Second and related, dive deep into a prospective nominee’s record to verify full-spectrum, across-the-board conservatism. Conservatives are sick of one-trick pony lawyers and jurists, for instance, who obsess over regulatory issues and gutting the administrative state while having little to say when it comes to the core civilizational issues affecting sovereignty, life, religion, and human sexuality.
Third, it’s imperative that conservatives vet nominees closely for a willingness and eagerness to overrule bad cases and correct course as aggressively as possible.

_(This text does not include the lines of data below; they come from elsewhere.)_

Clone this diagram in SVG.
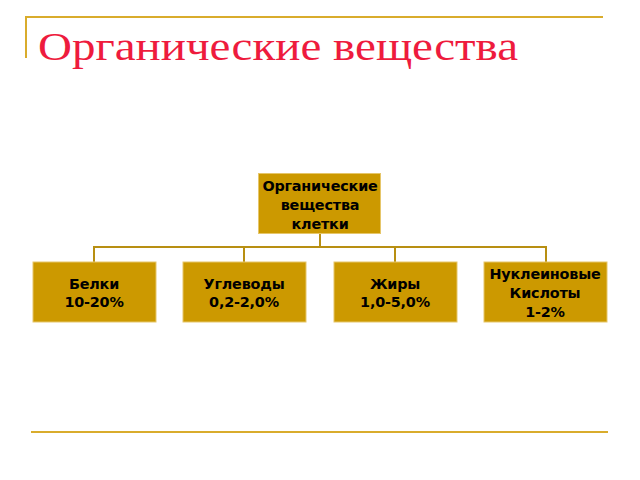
<svg xmlns="http://www.w3.org/2000/svg" width="640" height="480" viewBox="0 0 640 480">
<style>
.box{fill:#cc9900;stroke:#e6c66a;stroke-width:1}
.t{font-family:"DejaVu Sans",Verdana,sans-serif;font-weight:bold;font-size:14.4px;fill:#000;text-anchor:middle;letter-spacing:-0.2px}
.deco{stroke:#d9ac2c;stroke-width:2;fill:none}
.conn{stroke:#b88f12;stroke-width:2;fill:none}
</style>
<rect width="640" height="480" fill="#fff"/>
<path class="deco" d="M26,58 V17 H603"/>
<line class="deco" x1="31" y1="432" x2="608" y2="432"/>
<text x="38" y="60" font-family="Liberation Serif,serif" font-size="41" fill="#ee1b3d" textLength="480" lengthAdjust="spacingAndGlyphs">Органические вещества</text>
<g id="connectors">
<path class="conn" d="M320,233 V247 M94,262 V247 H546 V262 M244,247 V262 M395,247 V262"/>
</g>
<g id="root">
<rect class="box" x="258.5" y="173.5" width="122" height="60"/>
<text class="t" x="320" y="190.5">Органические</text>
<text class="t" x="320" y="209.5">вещества</text>
<text class="t" x="320" y="228.5">клетки</text>
</g>
<g id="belki">
<rect class="box" x="33" y="262" width="123" height="60"/>
<text class="t" x="94" y="288.5">Белки</text>
<text class="t" x="94" y="307">10-20%</text>
</g>
<g id="uglevody">
<rect class="box" x="183" y="262" width="123" height="60"/>
<text class="t" x="244" y="288.5">Углеводы</text>
<text class="t" x="244" y="307">0,2-2,0%</text>
</g>
<g id="zhiry">
<rect class="box" x="334" y="262" width="123" height="60"/>
<text class="t" x="395" y="288.5">Жиры</text>
<text class="t" x="395" y="307">1,0-5,0%</text>
</g>
<g id="nukleinovye">
<rect class="box" x="484" y="262" width="123" height="60"/>
<text class="t" x="545" y="279">Нуклеиновые</text>
<text class="t" x="545" y="298">Кислоты</text>
<text class="t" x="545" y="316.5">1-2%</text>
</g>
</svg>
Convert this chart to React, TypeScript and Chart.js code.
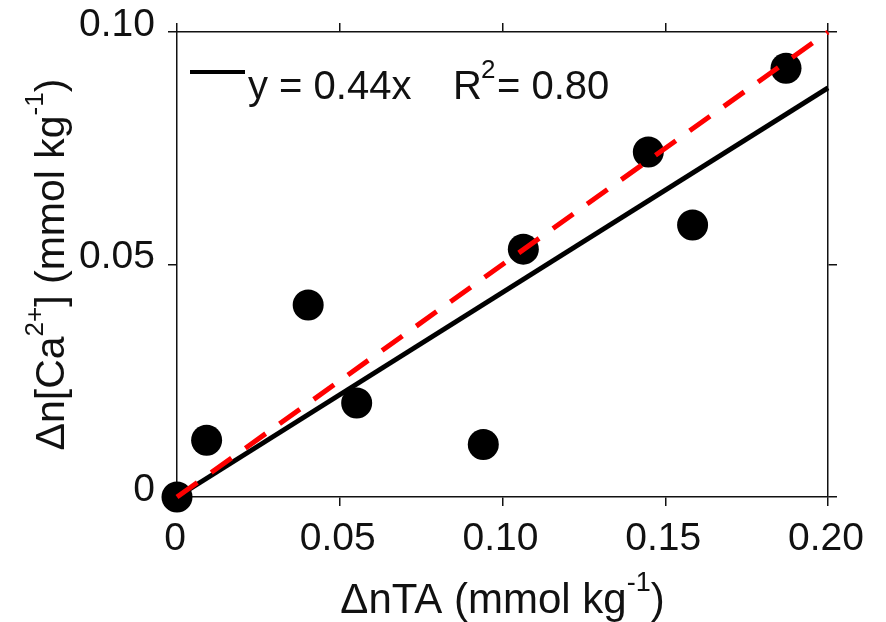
import React, { useEffect, useRef } from 'react';
import { Chart, registerables } from 'chart.js';

Chart.register(...registerables);

// ---- data ----
const deltaTA = [0, 0.0091, 0.0403, 0.0552, 0.0941, 0.1064, 0.1448, 0.1584, 0.1871];
const deltaCa = [0, 0.0122, 0.0413, 0.0202, 0.0113, 0.0533, 0.0742, 0.0585, 0.0922];
const fitX = [0, 0.2];
const fitY = [0, 0.088];
const refX = [0, 0.2];
const refY = [0, 0.1];
const xTicks = [0, 0.05, 0.1, 0.15, 0.2];
const yTicks = [0, 0.05, 0.1];
const xTickLabels = ['0', '0.05', '0.10', '0.15', '0.20'];
const yTickLabels = ['0', '0.05', '0.10'];
const xTitle = [{ t: 'ΔnTA (mmol kg' }, { t: '-1', sup: true }, { t: ')' }];
const yTitle = [
  { t: 'Δn[Ca' },
  { t: '2+', sup: true },
  { t: '] (mmol kg' },
  { t: '-1', sup: true },
  { t: ')' },
];
const legendEq = 'y = 0.44x';
const legendR = 'R';
const legendRSup = '2';
const legendRVal = '= 0.80';

const FONT = '"Liberation Sans", Arial, Helvetica, sans-serif';

type Seg = { t: string; sup?: boolean };

function drawRich(ctx: CanvasRenderingContext2D, segs: Seg[], cx: number, y: number, size: number) {
  const supSize = Math.round(size * 0.64);
  const main = `${size}px ${FONT}`;
  const sup = `${supSize}px ${FONT}`;
  let total = 0;
  const widths = segs.map((s) => {
    ctx.font = s.sup ? sup : main;
    const w = ctx.measureText(s.t).width;
    total += w;
    return w;
  });
  let x = cx - total / 2;
  segs.forEach((s, i) => {
    ctx.font = s.sup ? sup : main;
    ctx.fillText(s.t, x, s.sup ? y - size * 0.52 : y);
    x += widths[i];
  });
}

const textPlugin = {
  id: 'textPlugin',
  afterDraw(chart: any) {
    const ctx: CanvasRenderingContext2D = chart.ctx;
    const area = chart.chartArea;
    ctx.save();
    ctx.fillStyle = '#111';
    ctx.textBaseline = 'alphabetic';
    ctx.textAlign = 'left';
    // x title
    drawRich(ctx, xTitle, (area.left + area.right) / 2, 613, 42);
    // y title
    ctx.save();
    ctx.translate(64, (area.top + area.bottom) / 2);
    ctx.rotate(-Math.PI / 2);
    drawRich(ctx, yTitle, 0, 0, 41);
    ctx.restore();
    // legend
    ctx.strokeStyle = '#000';
    ctx.lineWidth = 4;
    ctx.beginPath();
    ctx.moveTo(190, 72);
    ctx.lineTo(245, 72);
    ctx.stroke();
    ctx.font = `40px ${FONT}`;
    ctx.fillText(legendEq, 248, 99);
    ctx.fillText(legendR, 453, 99);
    ctx.font = `26px ${FONT}`;
    ctx.fillText(legendRSup, 481, 78);
    ctx.font = `40px ${FONT}`;
    ctx.fillText(legendRVal, 497, 99);
    ctx.restore();
  },
};

const axisColor = '#111';

function setTicks(vals: number[]) {
  return (scale: any) => {
    scale.ticks = vals.map((v) => ({ value: v }));
  };
}

export default function App() {
  const ref = useRef<HTMLCanvasElement>(null);
  useEffect(() => {
    document.body.style.margin = '0';
    const canvas = ref.current!;
    const chart = new Chart(canvas, {
      type: 'scatter',
      data: {
        datasets: [
          {
            label: 'ref',
            type: 'line',
            data: refX.map((x, i) => ({ x, y: refY[i] })),
            borderColor: '#ff0000',
            borderWidth: 5,
            borderDash: [25, 17],
            borderCapStyle: 'butt',
            pointRadius: 0,
            fill: false,
            clip: false,
            order: 0,
          } as any,
          {
            label: 'fit',
            type: 'line',
            data: fitX.map((x, i) => ({ x, y: fitY[i] })),
            borderColor: '#000',
            borderWidth: 5,
            borderCapStyle: 'butt',
            pointRadius: 0,
            fill: false,
            clip: false,
            order: 1,
          } as any,
          {
            label: 'data',
            data: deltaTA.map((x, i) => ({ x, y: deltaCa[i] })),
            backgroundColor: '#000',
            borderColor: '#000',
            borderWidth: 0,
            pointRadius: 15.5,
            pointHoverRadius: 15.5,
            clip: false,
            order: 2,
          } as any,
        ],
      },
      options: {
        animation: false,
        responsive: false,
        events: [],
        layout: { padding: { top: 23, right: 49, left: 0, bottom: 0 } },
        plugins: { legend: { display: false }, tooltip: { enabled: false } },
        scales: {
          x: {
            type: 'linear',
            position: 'bottom',
            min: 0,
            max: 0.2,
            afterBuildTicks: setTicks(xTicks),
            afterFit: (s: any) => {
              s.height = 125;
              s.paddingLeft = 0;
              s.paddingRight = 0;
            },
            grid: { drawOnChartArea: false, drawTicks: true, tickLength: 9, color: axisColor, lineWidth: 1.5 },
            border: { color: axisColor, width: 1.5 },
            ticks: {
              color: '#111',
              padding: 10,
              maxRotation: 0,
              autoSkip: false,
              labelOffset: -2,
              font: { family: FONT, size: 39 },
              callback: (v: any) => xTickLabels[xTicks.indexOf(Number(v))] ?? '',
            },
          },
          x2: {
            type: 'linear',
            position: 'top',
            min: 0,
            max: 0.2,
            afterBuildTicks: setTicks(xTicks),
            afterFit: (s: any) => {
              s.height = 9;
              s.paddingLeft = 0;
              s.paddingRight = 0;
            },
            grid: { drawOnChartArea: false, drawTicks: true, tickLength: 9, color: axisColor, lineWidth: 1.5 },
            border: { color: axisColor, width: 1.5 },
            ticks: { display: false },
          },
          y: {
            type: 'linear',
            position: 'left',
            min: 0,
            max: 0.1,
            afterBuildTicks: setTicks(yTicks),
            afterFit: (s: any) => {
              s.width = 177;
              s.paddingTop = 0;
              s.paddingBottom = 0;
            },
            grid: { drawOnChartArea: false, drawTicks: true, tickLength: 9, color: axisColor, lineWidth: 1.5 },
            border: { color: axisColor, width: 1.5 },
            ticks: {
              color: '#111',
              padding: 13,
              autoSkip: false,
              labelOffset: -7,
              font: { family: FONT, size: 39 },
              callback: (v: any) => yTickLabels[yTicks.indexOf(Number(v))] ?? '',
            },
          },
          y2: {
            type: 'linear',
            position: 'right',
            min: 0,
            max: 0.1,
            afterBuildTicks: setTicks(yTicks),
            afterFit: (s: any) => {
              s.width = 9;
              s.paddingTop = 0;
              s.paddingBottom = 0;
            },
            grid: { drawOnChartArea: false, drawTicks: true, tickLength: 9, color: axisColor, lineWidth: 1.5 },
            border: { color: axisColor, width: 1.5 },
            ticks: { display: false },
          },
        },
      } as any,
      plugins: [textPlugin],
    });
    return () => chart.destroy();
  }, []);
  return (
    <div style={{ width: 886, height: 622, background: '#fff' }}>
      <canvas ref={ref} width={886} height={622} style={{ display: 'block' }} />
    </div>
  );
}
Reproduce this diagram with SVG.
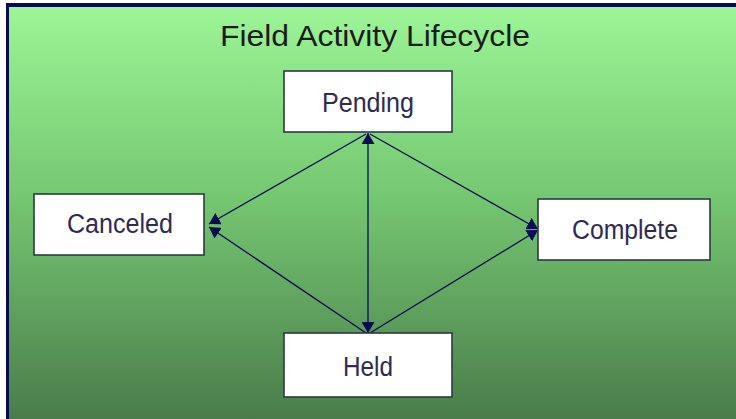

The Right must only consider those who take a properly constrained view of stare decisis (precedent) in constitutional interpretation, will liberally grant writs of certiorari to hear flawed lower-court cases affecting key issues, and who will not search for ways to avoid tough rulings—as the court did last week when it punted on the Big Tech censorship case of Murthy v. Missouri on standing grounds, and dismissed as improvidently granted the Idaho abortion case of Moyle v. United States.
Finally, the prospective nominee’s personal life should be closely scrutinized. There is not a single more important proxy than the “spouse test.” It is no coincidence that Thomas and Alito are the two most steadfast of the current justices. Their wives—Ginni and Martha-Ann, respectively—are exceptional, conservative women. Beyond the spouse test, a nominee must attend a theologically conservative house of worship; a rainbow flag-flying church or synagogue must be an automatic disqualifier.
It is past time that conservatives actually play to win at the U.S. Supreme Court.